Evolution and maintenance requirements must be considered from the start. Cloud architectures offer flexibility for system evolution but can incur significant ongoing costs. Edge and embedded systems might be harder to update but could offer lower operational overhead. The continuous cycle of ML systems we discussed earlier becomes particularly challenging in distributed architectures, where updating models and maintaining system health requires careful orchestration across multiple tiers.
These trade-offs are rarely simple binary choices. Modern ML systems often adopt hybrid approaches, carefully balancing these considerations based on specific use cases and constraints. The key is understanding how these decisions will impact the system throughout its lifecycle, from initial development through continuous operation and evolution.
Emerging Trends
The landscape of machine learning systems is evolving rapidly, with innovations happening from user-facing applications down to core infrastructure. These changes are reshaping how we design and deploy ML systems.

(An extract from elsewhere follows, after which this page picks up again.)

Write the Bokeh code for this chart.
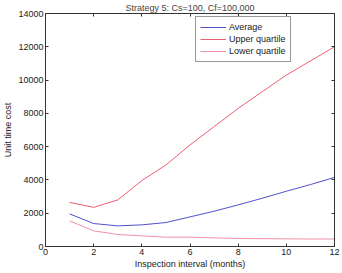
from bokeh.plotting import figure
from bokeh.models import LinearAxis, FixedTicker, Range1d, Legend, LegendItem
from bokeh.embed import file_html
from bokeh.resources import INLINE

months = [1, 2, 3, 4, 5, 6, 7, 8, 9, 10, 11, 12]
average = [1960, 1380, 1240, 1300, 1440, 1780, 2120, 2500, 2900, 3320, 3720, 4150]
upper_q = [2650, 2350, 2800, 3960, 4900, 6100, 7200, 8300, 9300, 10300, 11150, 12000]
lower_q = [1540, 940, 720, 640, 560, 560, 520, 480, 470, 460, 450, 450]
x_ticks = [0, 2, 4, 6, 8, 10, 12]
y_ticks = [0, 2000, 4000, 6000, 8000, 10000, 12000, 14000]

FONT = "Liberation Sans"

p = figure(width=342, height=273, output_backend="svg", toolbar_location=None,
           x_range=Range1d(0, 12), y_range=Range1d(0, 14000),
           min_border_left=41, min_border_right=8, min_border_top=13, min_border_bottom=27,
           background_fill_color="white", border_fill_color="white")

p.title.text = "Strategy 5: Cs=100, Cf=100,000"
p.title.text_font = FONT
p.title.text_font_size = "9px"
p.title.text_font_style = "normal"
p.title.align = "center"
p.title.offset = 0
p.title.standoff = 1

p.grid.visible = False
p.outline_line_color = "#333333"
p.outline_line_width = 1

for ax in [p.xaxis[0], p.yaxis[0]]:
    ax.major_tick_in = 3
    ax.major_tick_out = 0
    ax.minor_tick_line_color = None
    ax.axis_line_color = "#333333"
    ax.major_tick_line_color = "#333333"
    ax.major_label_text_font = FONT
    ax.major_label_text_font_size = "9px"
    ax.major_label_text_color = "#222222"
    ax.axis_label_text_font = FONT
    ax.axis_label_text_font_size = "9px"
    ax.axis_label_text_font_style = "normal"
    ax.axis_label_text_color = "#222222"

p.xaxis[0].ticker = FixedTicker(ticks=x_ticks)
p.yaxis[0].ticker = FixedTicker(ticks=y_ticks)
p.xaxis[0].axis_label = "Inspection interval (months)"
p.yaxis[0].axis_label = "Unit time cost"
p.xaxis[0].major_label_standoff = 2
p.yaxis[0].major_label_standoff = 2
p.xaxis[0].axis_label_standoff = 1
p.yaxis[0].axis_label_standoff = 2

top_ax = LinearAxis(ticker=FixedTicker(ticks=x_ticks), major_label_text_color=None,
                    major_label_text_alpha=0,
                    major_tick_in=3, major_tick_out=0, minor_tick_line_color=None,
                    axis_line_color="#333333", major_tick_line_color="#333333",
                    major_label_standoff=0)
right_ax = LinearAxis(ticker=FixedTicker(ticks=y_ticks), major_label_text_color=None,
                      major_label_text_alpha=0,
                      major_tick_in=3, major_tick_out=0, minor_tick_line_color=None,
                      axis_line_color="#333333", major_tick_line_color="#333333",
                      major_label_standoff=0)
top_ax.major_label_overrides = {t: "" for t in x_ticks}
right_ax.major_label_overrides = {t: "" for t in y_ticks}
p.add_layout(top_ax, "above")
p.add_layout(right_ax, "right")

r_avg = p.line(months, average, line_color="#5050cc", line_width=1)
r_up = p.line(months, upper_q, line_color="#ee6070", line_width=1)
r_lo = p.line(months, lower_q, line_color="#f090a4", line_width=1)

legend = Legend(items=[LegendItem(label="Average", renderers=[r_avg]),
                       LegendItem(label="Upper quartile", renderers=[r_up]),
                       LegendItem(label="Lower quartile", renderers=[r_lo])],
                location=(150, 184))
legend.label_text_font = FONT
legend.label_text_font_size = "9px"
legend.label_text_color = "#222222"
legend.label_height = 12
legend.glyph_height = 12
legend.glyph_width = 26
legend.label_standoff = 3
legend.spacing = 0
legend.padding = 4
legend.margin = 0
legend.border_line_color = "#333333"
legend.border_line_width = 1
legend.background_fill_color = "white"
legend.background_fill_alpha = 1
p.add_layout(legend, "center")

open("out.html", "w").write(file_html(p, INLINE))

Application-Level Innovation
The rise of agentic systems marks a profound shift from traditional reactive ML systems that simply made predictions based on input data. Modern applications can now take actions, learn from outcomes, and adapt their behavior accordingly through multi-agent systems18 and advanced planning algorithms. These autonomous agents can plan, reason, and execute complex tasks, introducing new requirements for decision-making frameworks and safety constraints.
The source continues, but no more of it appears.